'''
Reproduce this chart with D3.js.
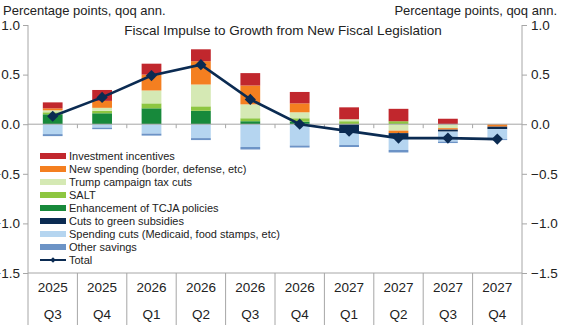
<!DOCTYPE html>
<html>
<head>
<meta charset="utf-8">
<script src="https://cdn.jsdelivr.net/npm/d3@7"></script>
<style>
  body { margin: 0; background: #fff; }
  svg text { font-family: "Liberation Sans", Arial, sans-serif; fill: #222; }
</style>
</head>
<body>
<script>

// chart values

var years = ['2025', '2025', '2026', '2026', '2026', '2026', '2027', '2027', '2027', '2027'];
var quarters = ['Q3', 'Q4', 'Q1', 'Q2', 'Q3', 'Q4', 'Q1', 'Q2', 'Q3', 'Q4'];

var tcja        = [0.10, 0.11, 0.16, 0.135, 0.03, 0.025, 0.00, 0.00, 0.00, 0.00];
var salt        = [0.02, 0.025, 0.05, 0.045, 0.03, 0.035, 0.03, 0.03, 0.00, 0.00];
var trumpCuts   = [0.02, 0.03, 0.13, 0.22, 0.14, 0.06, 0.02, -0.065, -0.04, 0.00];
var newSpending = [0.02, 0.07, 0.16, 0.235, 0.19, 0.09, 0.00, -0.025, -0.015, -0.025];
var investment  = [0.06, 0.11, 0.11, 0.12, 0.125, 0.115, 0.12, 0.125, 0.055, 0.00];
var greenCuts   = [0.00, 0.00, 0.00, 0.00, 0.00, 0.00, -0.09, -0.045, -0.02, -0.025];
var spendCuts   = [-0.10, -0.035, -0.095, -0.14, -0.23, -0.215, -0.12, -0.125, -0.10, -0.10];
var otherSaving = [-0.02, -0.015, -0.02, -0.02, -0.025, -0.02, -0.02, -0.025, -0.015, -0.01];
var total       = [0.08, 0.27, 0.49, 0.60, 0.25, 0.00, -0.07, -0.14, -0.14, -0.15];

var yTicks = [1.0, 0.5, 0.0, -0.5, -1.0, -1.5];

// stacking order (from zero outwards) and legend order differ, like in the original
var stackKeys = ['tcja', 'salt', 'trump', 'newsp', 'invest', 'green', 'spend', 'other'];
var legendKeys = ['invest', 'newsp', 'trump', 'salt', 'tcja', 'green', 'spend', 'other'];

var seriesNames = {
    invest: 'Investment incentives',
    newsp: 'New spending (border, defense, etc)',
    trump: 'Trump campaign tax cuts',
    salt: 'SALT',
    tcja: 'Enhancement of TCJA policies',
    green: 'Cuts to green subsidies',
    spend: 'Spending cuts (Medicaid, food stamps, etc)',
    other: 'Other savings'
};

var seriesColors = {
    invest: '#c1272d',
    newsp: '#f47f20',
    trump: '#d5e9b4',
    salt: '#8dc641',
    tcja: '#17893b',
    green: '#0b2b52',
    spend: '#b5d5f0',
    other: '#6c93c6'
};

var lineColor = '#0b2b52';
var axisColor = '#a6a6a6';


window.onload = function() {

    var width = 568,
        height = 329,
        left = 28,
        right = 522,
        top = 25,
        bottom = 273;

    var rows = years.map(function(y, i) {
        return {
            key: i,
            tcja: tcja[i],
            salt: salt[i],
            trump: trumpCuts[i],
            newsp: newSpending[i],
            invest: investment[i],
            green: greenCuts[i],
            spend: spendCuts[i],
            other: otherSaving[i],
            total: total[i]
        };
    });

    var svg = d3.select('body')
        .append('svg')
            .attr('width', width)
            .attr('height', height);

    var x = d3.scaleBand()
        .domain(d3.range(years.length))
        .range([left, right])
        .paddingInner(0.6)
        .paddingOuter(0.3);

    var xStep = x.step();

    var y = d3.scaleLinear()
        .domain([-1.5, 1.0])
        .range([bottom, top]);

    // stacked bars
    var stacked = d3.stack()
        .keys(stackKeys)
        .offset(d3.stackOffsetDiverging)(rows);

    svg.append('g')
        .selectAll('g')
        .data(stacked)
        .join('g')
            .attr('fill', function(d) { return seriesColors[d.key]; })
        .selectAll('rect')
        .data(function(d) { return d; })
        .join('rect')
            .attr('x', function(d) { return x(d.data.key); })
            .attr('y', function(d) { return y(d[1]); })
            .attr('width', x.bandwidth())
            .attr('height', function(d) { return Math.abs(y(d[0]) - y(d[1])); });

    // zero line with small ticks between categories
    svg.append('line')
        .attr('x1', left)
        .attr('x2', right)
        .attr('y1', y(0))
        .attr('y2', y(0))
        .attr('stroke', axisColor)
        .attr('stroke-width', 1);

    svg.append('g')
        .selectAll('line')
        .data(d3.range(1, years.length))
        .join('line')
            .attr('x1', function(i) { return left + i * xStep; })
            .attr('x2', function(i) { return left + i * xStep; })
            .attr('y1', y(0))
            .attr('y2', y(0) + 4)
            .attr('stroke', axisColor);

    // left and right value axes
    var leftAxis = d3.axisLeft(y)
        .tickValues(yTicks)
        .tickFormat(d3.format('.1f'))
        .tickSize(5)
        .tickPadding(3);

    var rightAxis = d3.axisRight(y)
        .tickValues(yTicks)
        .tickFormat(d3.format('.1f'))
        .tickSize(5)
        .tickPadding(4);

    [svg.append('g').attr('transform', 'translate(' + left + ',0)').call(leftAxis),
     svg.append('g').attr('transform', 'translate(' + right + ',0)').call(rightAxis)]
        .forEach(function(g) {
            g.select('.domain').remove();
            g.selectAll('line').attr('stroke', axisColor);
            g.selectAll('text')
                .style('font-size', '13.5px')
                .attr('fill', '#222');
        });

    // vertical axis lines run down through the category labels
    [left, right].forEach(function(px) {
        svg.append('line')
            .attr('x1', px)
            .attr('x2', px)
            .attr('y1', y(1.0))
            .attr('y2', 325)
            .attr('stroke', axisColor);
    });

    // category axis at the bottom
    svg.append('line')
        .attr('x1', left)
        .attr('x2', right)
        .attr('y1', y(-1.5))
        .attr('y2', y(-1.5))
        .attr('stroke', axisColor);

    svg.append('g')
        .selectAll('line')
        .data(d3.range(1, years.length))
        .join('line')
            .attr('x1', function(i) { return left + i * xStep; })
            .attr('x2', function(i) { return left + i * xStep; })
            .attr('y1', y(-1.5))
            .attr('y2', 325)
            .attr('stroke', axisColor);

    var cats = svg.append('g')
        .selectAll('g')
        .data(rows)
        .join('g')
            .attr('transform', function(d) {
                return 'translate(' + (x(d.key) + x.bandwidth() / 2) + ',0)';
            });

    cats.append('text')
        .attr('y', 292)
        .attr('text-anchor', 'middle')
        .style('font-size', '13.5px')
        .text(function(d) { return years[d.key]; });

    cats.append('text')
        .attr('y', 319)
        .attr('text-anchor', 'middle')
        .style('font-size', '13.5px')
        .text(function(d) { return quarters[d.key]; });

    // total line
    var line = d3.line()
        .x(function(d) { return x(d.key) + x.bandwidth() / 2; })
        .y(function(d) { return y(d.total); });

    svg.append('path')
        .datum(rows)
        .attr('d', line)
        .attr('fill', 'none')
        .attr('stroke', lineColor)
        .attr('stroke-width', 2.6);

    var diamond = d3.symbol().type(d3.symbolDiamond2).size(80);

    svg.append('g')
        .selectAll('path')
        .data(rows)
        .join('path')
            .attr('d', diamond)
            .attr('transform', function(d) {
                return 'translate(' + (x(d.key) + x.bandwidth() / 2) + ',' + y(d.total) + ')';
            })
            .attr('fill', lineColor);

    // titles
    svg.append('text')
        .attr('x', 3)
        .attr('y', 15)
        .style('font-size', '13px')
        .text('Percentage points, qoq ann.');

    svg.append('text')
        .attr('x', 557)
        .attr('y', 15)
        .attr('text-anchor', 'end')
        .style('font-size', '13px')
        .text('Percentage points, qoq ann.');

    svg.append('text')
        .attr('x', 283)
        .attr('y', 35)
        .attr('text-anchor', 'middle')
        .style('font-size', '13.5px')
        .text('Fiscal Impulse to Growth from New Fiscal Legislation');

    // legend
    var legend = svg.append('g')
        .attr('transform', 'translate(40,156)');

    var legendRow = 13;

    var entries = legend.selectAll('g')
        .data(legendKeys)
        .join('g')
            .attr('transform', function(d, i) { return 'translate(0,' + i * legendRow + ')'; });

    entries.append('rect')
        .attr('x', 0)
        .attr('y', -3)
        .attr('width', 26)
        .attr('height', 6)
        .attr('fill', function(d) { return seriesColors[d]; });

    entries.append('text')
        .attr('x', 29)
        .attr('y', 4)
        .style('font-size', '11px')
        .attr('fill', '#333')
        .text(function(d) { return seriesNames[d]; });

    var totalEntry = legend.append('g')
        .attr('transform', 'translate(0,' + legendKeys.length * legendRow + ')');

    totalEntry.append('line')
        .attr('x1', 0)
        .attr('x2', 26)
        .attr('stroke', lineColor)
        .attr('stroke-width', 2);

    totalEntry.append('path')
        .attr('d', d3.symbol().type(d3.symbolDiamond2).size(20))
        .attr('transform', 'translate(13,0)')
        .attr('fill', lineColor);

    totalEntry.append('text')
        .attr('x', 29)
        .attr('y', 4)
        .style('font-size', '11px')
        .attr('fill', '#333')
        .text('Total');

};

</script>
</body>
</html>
'''
'''
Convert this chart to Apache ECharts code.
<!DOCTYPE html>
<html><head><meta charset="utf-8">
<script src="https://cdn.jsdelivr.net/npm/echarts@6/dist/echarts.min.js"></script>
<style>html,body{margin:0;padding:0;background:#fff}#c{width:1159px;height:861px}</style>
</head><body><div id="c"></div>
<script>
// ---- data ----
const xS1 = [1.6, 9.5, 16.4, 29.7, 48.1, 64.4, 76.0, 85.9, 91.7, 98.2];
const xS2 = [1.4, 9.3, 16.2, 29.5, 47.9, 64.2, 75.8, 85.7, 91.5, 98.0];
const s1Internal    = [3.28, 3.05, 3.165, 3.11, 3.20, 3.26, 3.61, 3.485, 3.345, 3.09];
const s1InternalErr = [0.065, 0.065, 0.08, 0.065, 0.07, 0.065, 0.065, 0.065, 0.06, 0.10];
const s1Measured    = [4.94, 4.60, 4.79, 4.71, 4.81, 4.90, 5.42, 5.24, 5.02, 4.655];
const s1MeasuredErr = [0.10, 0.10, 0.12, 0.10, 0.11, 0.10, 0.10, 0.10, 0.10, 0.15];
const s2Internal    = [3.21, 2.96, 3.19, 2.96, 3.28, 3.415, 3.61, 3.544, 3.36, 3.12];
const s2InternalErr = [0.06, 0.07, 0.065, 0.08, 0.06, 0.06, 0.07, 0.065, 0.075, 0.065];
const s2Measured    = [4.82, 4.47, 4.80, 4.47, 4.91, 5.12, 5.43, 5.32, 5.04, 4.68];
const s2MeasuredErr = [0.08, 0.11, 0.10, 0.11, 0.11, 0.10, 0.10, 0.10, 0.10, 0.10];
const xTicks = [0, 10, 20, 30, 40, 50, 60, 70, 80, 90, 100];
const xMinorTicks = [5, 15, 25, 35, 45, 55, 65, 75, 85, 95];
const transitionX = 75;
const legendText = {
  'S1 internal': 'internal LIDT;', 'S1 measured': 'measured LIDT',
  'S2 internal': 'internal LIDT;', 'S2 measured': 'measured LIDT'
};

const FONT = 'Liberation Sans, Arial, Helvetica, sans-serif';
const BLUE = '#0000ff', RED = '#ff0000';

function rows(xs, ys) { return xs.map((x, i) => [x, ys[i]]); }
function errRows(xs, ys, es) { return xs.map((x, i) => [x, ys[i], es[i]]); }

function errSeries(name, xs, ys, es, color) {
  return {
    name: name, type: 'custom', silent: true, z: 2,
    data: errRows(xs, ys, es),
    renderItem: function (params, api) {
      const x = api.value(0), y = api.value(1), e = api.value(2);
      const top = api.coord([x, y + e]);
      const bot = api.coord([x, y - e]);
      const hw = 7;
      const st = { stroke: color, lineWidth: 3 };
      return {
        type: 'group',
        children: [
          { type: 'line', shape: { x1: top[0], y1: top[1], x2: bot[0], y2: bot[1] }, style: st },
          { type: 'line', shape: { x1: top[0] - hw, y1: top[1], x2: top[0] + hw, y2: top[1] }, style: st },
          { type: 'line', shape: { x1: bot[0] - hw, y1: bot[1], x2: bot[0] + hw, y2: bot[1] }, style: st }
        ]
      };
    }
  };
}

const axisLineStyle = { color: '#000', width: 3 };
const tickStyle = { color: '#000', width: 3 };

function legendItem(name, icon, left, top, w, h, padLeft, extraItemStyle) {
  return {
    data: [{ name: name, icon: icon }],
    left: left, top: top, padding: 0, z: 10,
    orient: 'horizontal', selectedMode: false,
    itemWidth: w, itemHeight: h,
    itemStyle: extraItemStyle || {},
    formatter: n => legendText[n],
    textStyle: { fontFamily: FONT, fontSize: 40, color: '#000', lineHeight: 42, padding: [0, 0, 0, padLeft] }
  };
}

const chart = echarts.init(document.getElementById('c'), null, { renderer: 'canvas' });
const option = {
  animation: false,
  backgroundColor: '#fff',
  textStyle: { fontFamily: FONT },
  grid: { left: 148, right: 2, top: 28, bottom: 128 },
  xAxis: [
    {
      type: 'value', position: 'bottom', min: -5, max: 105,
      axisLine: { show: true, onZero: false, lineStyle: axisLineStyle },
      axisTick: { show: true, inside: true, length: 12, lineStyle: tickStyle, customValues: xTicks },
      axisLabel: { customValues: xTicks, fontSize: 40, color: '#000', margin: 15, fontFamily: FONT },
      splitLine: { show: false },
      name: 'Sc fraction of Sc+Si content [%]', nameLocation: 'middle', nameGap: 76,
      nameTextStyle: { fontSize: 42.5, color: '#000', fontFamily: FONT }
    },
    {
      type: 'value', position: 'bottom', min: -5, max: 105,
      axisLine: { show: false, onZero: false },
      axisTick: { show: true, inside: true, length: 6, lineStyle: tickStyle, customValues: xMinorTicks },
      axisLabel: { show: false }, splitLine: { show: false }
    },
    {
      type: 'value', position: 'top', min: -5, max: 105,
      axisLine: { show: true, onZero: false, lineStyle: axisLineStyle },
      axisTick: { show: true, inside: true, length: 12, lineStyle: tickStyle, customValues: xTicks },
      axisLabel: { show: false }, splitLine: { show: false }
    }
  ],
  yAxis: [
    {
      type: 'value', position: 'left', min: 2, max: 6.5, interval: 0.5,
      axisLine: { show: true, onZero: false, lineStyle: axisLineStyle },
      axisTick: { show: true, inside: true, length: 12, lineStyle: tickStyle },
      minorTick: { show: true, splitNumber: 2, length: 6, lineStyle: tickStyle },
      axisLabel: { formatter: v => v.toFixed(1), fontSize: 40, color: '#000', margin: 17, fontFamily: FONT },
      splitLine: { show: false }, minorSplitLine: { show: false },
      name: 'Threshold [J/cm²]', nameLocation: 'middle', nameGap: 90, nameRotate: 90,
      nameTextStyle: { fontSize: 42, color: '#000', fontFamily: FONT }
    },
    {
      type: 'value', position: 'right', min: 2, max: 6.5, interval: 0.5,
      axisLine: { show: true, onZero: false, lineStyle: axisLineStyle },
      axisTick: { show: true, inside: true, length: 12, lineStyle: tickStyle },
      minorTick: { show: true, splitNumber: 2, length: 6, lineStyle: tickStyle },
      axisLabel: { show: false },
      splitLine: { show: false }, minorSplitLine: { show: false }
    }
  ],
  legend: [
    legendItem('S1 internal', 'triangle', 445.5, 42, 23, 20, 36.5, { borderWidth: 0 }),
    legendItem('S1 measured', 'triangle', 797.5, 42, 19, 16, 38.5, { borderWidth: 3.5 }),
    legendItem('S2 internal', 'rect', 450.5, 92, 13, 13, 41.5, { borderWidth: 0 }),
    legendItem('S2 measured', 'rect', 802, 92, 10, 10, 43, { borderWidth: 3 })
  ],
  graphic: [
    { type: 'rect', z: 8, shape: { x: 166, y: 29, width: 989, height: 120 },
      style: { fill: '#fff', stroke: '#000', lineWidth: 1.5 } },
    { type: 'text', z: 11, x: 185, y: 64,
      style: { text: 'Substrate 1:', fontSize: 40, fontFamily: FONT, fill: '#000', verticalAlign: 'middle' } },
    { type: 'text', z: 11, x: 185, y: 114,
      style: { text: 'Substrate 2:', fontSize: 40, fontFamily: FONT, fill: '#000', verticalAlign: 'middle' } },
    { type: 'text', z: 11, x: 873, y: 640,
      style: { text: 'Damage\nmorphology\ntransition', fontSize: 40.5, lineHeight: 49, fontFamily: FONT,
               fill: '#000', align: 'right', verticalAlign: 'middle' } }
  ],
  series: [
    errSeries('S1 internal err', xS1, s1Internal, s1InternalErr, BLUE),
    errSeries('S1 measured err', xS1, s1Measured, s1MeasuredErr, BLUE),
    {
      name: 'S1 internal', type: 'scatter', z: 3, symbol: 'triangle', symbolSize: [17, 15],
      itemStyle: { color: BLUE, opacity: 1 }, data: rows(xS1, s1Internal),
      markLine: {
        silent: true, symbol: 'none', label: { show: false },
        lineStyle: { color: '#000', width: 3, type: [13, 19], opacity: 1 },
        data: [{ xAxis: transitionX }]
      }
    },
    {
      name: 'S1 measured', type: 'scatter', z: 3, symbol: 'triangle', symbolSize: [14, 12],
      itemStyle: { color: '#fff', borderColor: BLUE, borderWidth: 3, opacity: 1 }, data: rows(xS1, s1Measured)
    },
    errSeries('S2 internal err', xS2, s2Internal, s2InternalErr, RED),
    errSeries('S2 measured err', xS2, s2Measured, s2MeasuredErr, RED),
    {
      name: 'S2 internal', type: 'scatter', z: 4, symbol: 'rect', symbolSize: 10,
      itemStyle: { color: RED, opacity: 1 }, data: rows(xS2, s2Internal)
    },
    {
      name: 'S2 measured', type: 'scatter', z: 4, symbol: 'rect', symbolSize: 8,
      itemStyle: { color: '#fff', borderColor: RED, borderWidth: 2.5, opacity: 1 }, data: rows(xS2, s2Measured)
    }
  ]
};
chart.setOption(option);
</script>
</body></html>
'''
'''
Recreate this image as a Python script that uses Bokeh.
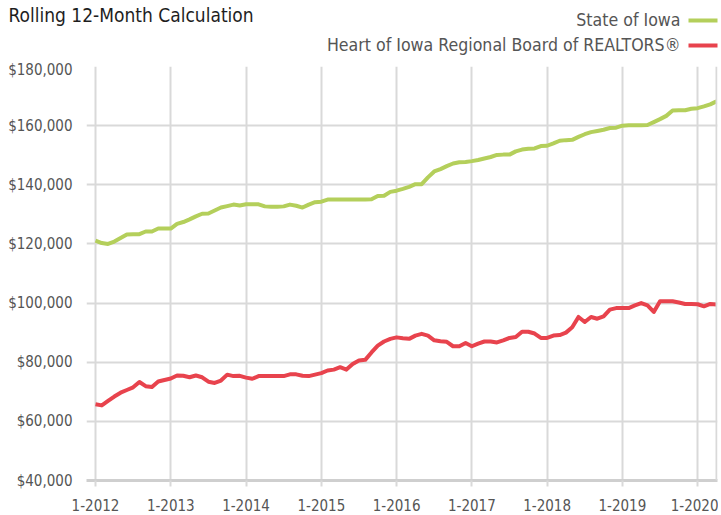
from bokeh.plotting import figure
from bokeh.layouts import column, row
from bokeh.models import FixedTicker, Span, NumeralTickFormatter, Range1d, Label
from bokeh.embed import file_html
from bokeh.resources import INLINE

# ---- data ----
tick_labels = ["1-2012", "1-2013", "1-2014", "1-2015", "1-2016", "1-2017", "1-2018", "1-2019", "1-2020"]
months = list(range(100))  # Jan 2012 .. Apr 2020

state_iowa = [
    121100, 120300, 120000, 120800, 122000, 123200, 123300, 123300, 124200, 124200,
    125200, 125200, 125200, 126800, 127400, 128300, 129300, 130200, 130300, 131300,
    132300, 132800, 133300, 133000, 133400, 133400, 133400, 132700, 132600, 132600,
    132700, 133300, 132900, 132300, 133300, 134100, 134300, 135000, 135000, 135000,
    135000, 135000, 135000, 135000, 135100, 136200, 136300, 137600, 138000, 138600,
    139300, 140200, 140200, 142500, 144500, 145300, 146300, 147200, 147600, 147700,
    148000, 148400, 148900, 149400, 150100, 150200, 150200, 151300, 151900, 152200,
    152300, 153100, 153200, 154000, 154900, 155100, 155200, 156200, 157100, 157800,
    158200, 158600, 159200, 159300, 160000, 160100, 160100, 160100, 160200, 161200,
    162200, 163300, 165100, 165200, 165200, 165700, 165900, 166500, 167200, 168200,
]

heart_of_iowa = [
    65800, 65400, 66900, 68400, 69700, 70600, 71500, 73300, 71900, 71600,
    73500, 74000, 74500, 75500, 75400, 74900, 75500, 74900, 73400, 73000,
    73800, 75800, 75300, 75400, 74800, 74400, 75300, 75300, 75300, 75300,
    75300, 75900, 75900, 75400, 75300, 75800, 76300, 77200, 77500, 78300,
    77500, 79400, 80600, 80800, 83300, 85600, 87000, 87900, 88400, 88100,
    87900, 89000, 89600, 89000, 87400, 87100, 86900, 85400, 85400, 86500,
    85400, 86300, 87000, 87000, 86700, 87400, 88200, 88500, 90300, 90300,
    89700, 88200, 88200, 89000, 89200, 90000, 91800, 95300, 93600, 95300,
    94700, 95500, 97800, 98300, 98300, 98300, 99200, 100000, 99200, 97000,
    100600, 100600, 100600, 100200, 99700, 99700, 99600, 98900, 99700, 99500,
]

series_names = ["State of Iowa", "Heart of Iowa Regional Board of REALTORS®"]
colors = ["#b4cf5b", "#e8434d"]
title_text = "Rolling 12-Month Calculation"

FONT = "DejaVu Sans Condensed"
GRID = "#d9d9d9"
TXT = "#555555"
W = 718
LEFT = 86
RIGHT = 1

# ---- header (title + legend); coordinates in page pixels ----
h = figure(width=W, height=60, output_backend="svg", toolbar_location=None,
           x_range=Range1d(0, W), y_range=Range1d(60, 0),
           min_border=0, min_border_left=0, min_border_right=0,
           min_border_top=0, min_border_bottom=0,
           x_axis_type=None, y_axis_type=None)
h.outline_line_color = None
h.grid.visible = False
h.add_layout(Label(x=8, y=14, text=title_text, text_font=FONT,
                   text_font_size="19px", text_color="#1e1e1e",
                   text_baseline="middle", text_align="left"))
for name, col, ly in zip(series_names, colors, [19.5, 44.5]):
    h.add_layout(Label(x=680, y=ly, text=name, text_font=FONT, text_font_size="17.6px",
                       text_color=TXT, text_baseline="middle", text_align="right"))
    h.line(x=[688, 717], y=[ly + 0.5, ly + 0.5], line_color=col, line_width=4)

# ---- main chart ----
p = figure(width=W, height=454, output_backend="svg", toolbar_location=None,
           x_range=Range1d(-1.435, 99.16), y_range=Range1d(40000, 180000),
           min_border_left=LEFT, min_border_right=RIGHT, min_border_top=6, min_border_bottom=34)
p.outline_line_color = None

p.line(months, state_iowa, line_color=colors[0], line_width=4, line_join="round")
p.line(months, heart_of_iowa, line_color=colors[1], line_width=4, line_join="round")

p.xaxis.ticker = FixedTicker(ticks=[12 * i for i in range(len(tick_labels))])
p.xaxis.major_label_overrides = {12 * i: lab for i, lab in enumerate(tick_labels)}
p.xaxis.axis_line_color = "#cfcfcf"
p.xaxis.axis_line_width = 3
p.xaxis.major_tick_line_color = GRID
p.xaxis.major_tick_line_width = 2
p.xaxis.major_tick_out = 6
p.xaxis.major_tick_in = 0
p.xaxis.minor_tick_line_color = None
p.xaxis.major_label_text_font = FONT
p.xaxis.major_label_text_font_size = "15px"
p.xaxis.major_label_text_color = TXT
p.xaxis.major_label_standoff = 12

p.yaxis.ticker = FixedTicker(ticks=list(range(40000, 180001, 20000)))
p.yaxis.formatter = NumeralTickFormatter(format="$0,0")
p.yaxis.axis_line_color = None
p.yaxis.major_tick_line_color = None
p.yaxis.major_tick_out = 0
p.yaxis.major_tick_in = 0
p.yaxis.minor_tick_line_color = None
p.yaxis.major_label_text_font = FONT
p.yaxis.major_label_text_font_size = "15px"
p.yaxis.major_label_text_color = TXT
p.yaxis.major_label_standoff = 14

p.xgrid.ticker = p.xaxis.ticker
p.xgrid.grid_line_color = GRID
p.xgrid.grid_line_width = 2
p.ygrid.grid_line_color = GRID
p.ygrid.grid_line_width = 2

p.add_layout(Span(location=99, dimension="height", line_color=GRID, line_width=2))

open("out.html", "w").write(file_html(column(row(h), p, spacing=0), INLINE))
'''
_TASK REQUIREMENTS_. In the listing above, find the line containing "Reproduce this chart with D3.js." and the line containing "var yTicks = [1.0, 0.5, 0.0, -0.5, -1.0, -1.5];". Reproduce those lines and all between them exactly, with no pictures and nothing more.

_WORKED SOLUTION_.
Reproduce this chart with D3.js.
<!DOCTYPE html>
<html>
<head>
<meta charset="utf-8">
<script src="https://cdn.jsdelivr.net/npm/d3@7"></script>
<style>
  body { margin: 0; background: #fff; }
  svg text { font-family: "Liberation Sans", Arial, sans-serif; fill: #222; }
</style>
</head>
<body>
<script>

// chart values

var years = ['2025', '2025', '2026', '2026', '2026', '2026', '2027', '2027', '2027', '2027'];
var quarters = ['Q3', 'Q4', 'Q1', 'Q2', 'Q3', 'Q4', 'Q1', 'Q2', 'Q3', 'Q4'];

var tcja        = [0.10, 0.11, 0.16, 0.135, 0.03, 0.025, 0.00, 0.00, 0.00, 0.00];
var salt        = [0.02, 0.025, 0.05, 0.045, 0.03, 0.035, 0.03, 0.03, 0.00, 0.00];
var trumpCuts   = [0.02, 0.03, 0.13, 0.22, 0.14, 0.06, 0.02, -0.065, -0.04, 0.00];
var newSpending = [0.02, 0.07, 0.16, 0.235, 0.19, 0.09, 0.00, -0.025, -0.015, -0.025];
var investment  = [0.06, 0.11, 0.11, 0.12, 0.125, 0.115, 0.12, 0.125, 0.055, 0.00];
var greenCuts   = [0.00, 0.00, 0.00, 0.00, 0.00, 0.00, -0.09, -0.045, -0.02, -0.025];
var spendCuts   = [-0.10, -0.035, -0.095, -0.14, -0.23, -0.215, -0.12, -0.125, -0.10, -0.10];
var otherSaving = [-0.02, -0.015, -0.02, -0.02, -0.025, -0.02, -0.02, -0.025, -0.015, -0.01];
var total       = [0.08, 0.27, 0.49, 0.60, 0.25, 0.00, -0.07, -0.14, -0.14, -0.15];

var yTicks = [1.0, 0.5, 0.0, -0.5, -1.0, -1.5];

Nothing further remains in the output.